Contro questo erroneo sistema il Capitano Caprilli energicamente reagì, sostituendo il principio che il cavaliere debba, durante il salto, studiarsi di alleggerire il cavallo, assecondandone per quanto può i naturali movimenti.
Se noi infatti osserviamo attentamente il modo di comportarsi del cavallo scosso durante il salto, non possiamo fare a meno di riconoscere come un tale principio sia sacrosanto. Il cavallo allunga il collo, e quindi dapprima solleva l'anteriore e poscia il posteriore. Orbene, essendo il cavallo montato, il cavaliere null'altro deve fare se non assecondare i naturali movimenti di questo. Il corpo del cavaliere deve, in una parola, studiarsi di saltare, come suoi dirsi, col cavallo, in modo di non disturbarne minimamente, né l'incollatura, né le reni".
Insomma, sono diverse le regioni del corpo del cavallo che si giovano del "sistema": la bocca e le barre, l'incollatura, tutta la colonna vertebrale ma in particolare la regione lombare.
Sarebbe tuttavia riduttivo limitare a questo aspetto il peso della impostazione caprilliana sul benessere del cavallo. E' necessario invece, come emerge da quanto riportato, cogliere l'insieme della sua visione di quello che oggi chiamiamo management del cavallo sportivo. Una lezione che, a cento anni di distanza, mantiene la sua modernità.
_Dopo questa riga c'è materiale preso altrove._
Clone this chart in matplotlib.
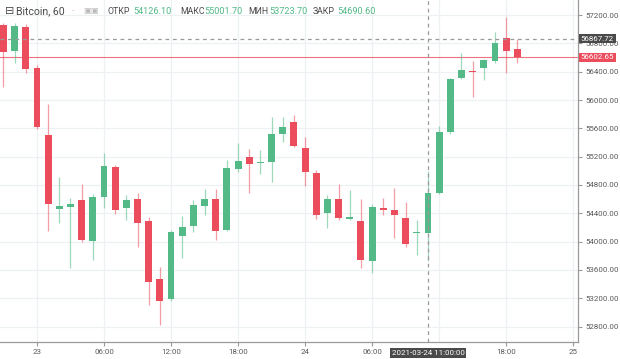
import matplotlib.pyplot as plt
import numpy as np

# === DATOS (velas horarias, h = horas desde 2021-03-23 00:00) ===
horas = list(range(-3, 44))
aperturas = [57060, 56690, 57035, 56450, 55505, 54460, 54495, 54590, 54010, 54625,
             55060, 54480, 54600, 54295, 53470, 53185, 54080, 54220, 54505, 54605,
             54170, 55025, 55190, 55105, 55120, 55520, 55695, 55320, 54975, 54400,
             54600, 54320, 54290, 53725, 54470, 54450, 54340, 54120, 54126.1, 54690,
             55555, 56305, 56415, 56450, 56555, 56870, 56715]
maximos = [57090, 57090, 57080, 56490, 55940, 54915, 54610, 54815, 54670, 55250,
           55085, 54660, 54680, 54350, 53645, 54160, 54360, 54590, 54740, 54740,
           55155, 55390, 55305, 55295, 55765, 55755, 55790, 55475, 55010, 54660,
           54810, 54730, 54600, 54530, 54610, 54755, 54565, 54305, 55001.7, 55635,
           56310, 56660, 56555, 56580, 56965, 57175, 56860]
minimos = [56185, 56520, 56375, 55590, 54155, 54260, 53625, 54000, 53740, 54470,
           54390, 54305, 53930, 53105, 52825, 53165, 53765, 54140, 54375, 54025,
           54150, 54985, 54680, 54955, 54845, 55410, 55330, 54785, 54315, 54190,
           54305, 54300, 53625, 53555, 54375, 54045, 53930, 53810, 53723.7, 54670,
           55520, 56295, 56045, 56280, 56520, 56375, 56525]
cierres = [56680, 57050, 56440, 55615, 54530, 54500, 54530, 54025, 54625, 55070,
           54440, 54590, 54265, 53435, 53165, 54135, 54210, 54515, 54600, 54155,
           55035, 55145, 55095, 55125, 55515, 55615, 55350, 54985, 54375, 54600,
           54335, 54345, 53740, 54485, 54450, 54375, 53965, 54140, 54690.6, 55555,
           56290, 56425, 56395, 56565, 56800, 56685, 56602.65]

ticks_x = [0, 6, 12, 18, 24, 30, 42, 48]
etiquetas_x = ['23', '06:00', '12:00', '18:00', '24', '06:00', '18:00', '25']
grid_x = [0, 6, 12, 18, 24, 30, 36, 42, 48]
ticks_y = [52800, 53200, 53600, 54000, 54400, 54800, 55200, 55600, 56000, 56400, 56800, 57200]

precio_cursor = 56867.72
precio_actual = 56602.65
hora_cursor = 35

verde = '#53b987'
rojo = '#eb4d5c'
gris_txt = '#4a4a4a'

plt.rcParams['font.family'] = ['Roboto', 'DejaVu Sans']

fig = plt.figure(figsize=(6.2, 3.59), dpi=100)
ax = fig.add_axes([0, 17 / 359, 578 / 620, 342 / 359])

# Rejilla
for gx in grid_x:
    ax.axvline(gx, color='#eef1f4', lw=0.9, zorder=0)
for gy in ticks_y:
    ax.axhline(gy, color='#eef1f4', lw=0.9, zorder=0)

# Velas
for h, o, hi, lo, c in zip(horas, aperturas, maximos, minimos, cierres):
    col = verde if c >= o else rojo
    ax.vlines(h, lo, hi, color=col, lw=0.9, alpha=0.55, zorder=2)
    alto = max(abs(c - o), 22)
    base = min(o, c) if abs(c - o) >= 22 else (o + c) / 2 - 11
    ax.bar(h, alto, bottom=base, width=0.62, color=col, lw=0, zorder=3)

# Líneas de precio y cursor
ax.axhline(precio_actual, color=rojo, lw=0.8, alpha=0.8, zorder=1)
ax.axhline(precio_cursor, color='#9a9a9a', lw=0.9, ls=(0, (3, 3)), zorder=4)
ax.axvline(hora_cursor, color='#9a9a9a', lw=0.9, ls=(0, (3, 3)), zorder=4)

ax.set_xlim(-3.31, 48.43)
ax.set_ylim(52583, 57412)

# Ejes
for lado in ['top', 'left']:
    ax.spines[lado].set_visible(False)
for lado in ['right', 'bottom']:
    ax.spines[lado].set_color('#9a9a9a')
    ax.spines[lado].set_linewidth(0.9)

ax.yaxis.tick_right()
ax.set_yticks(ticks_y)
ax.set_yticklabels([f'{v:.2f}' for v in ticks_y])
ax.set_xticks(ticks_x)
ax.set_xticklabels(etiquetas_x)
ax.tick_params(axis='both', colors='#9a9a9a', labelcolor='#5a5a5a', labelsize=5.7,
               length=3, width=0.8, pad=2)

# Etiquetas resaltadas en el eje de precios
ax.text(1.005, precio_cursor, f'{precio_cursor:.2f}', transform=ax.get_yaxis_transform(),
        fontsize=5.7, color='white', va='center', ha='left', zorder=6, clip_on=False,
        bbox=dict(boxstyle='square,pad=0.2', fc='#4a4a4a', ec='none'))
ax.text(1.005, precio_actual, f'{precio_actual:.2f}', transform=ax.get_yaxis_transform(),
        fontsize=5.7, color='white', va='center', ha='left', zorder=6, clip_on=False,
        bbox=dict(boxstyle='square,pad=0.2', fc=rojo, ec='none'))
ax.text(hora_cursor, -0.022, '2021-03-24 11:00:00', transform=ax.get_xaxis_transform(),
        fontsize=5.7, color='white', va='top', ha='center', zorder=6, clip_on=False,
        bbox=dict(boxstyle='square,pad=0.25', fc='#4a4a4a', ec='none'))

# Cabecera
fy = 1 - 11 / 359
fig.text(5 / 620, fy, '⊟', fontsize=8, color=gris_txt, va='center', family=['DejaVu Sans'])
fig.text(16 / 620, fy, 'Bitcoin, 60', fontsize=7.6, color=gris_txt, va='center')
fig.text(72 / 620, fy, '-', fontsize=6, color='#bbbbbb', va='center')
fig.text(83 / 620, fy, '▣▣', fontsize=6, color='#bbbbbb', va='center', family=['DejaVu Sans'])
cabecera = [(108, 'ОТКР', 133, '54126.10'), (180, 'МАКС', 204, '55001.70'),
            (248, 'МИН', 269, '53723.70'), (313, 'ЗАКР', 337, '54690.60')]
for x1, t1, x2, t2 in cabecera:
    fig.text(x1 / 620, fy, t1, fontsize=6.3, color=gris_txt, va='center')
    fig.text(x2 / 620, fy, t2, fontsize=6.6, color=verde, va='center')

fig.savefig('out.png', dpi=100)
A PINEROLO CAPRILLI USCIVA DI BUON MATTINO DAL CORTILE DELLA SCUOLA ACCOMPAGNATO DAL GENERALE COMANDANTE [LUIGI BERTA] PER RECARSI AL CAMPO OSTACOLI. QUI IL GENERALE PREGAVA IL CAPITANO CAPRILLI DI VOLERLO CORREGGERE SENZA CERIMONIE SE COMMETTEVA ERRORI NELL'ESEGUIRE L'ESERCIZIO DEL SALTO ALLE DIVERSE ANDATURE E CAPRILLI COMPIEVA CON LA CONSUETA PASSIONE E LIETAMENTE IL SUO DOVERE. LE CORREZIONI NON SI FACEVANO ASPETTARE...
IL GENERALE BERTA ERA COSÌ BRILLANTE CAVALIERE CHE SI POTEVA DISCUTERE CON LUI E CON LUI SPERIMENTARE SENZA TEMA DI VENIR MENO AL RISPETTO DOVUTO AD UN CAPO DI GRADO COSÌ ELEVATO E DI COSÌ PROVATA COMPETENZA.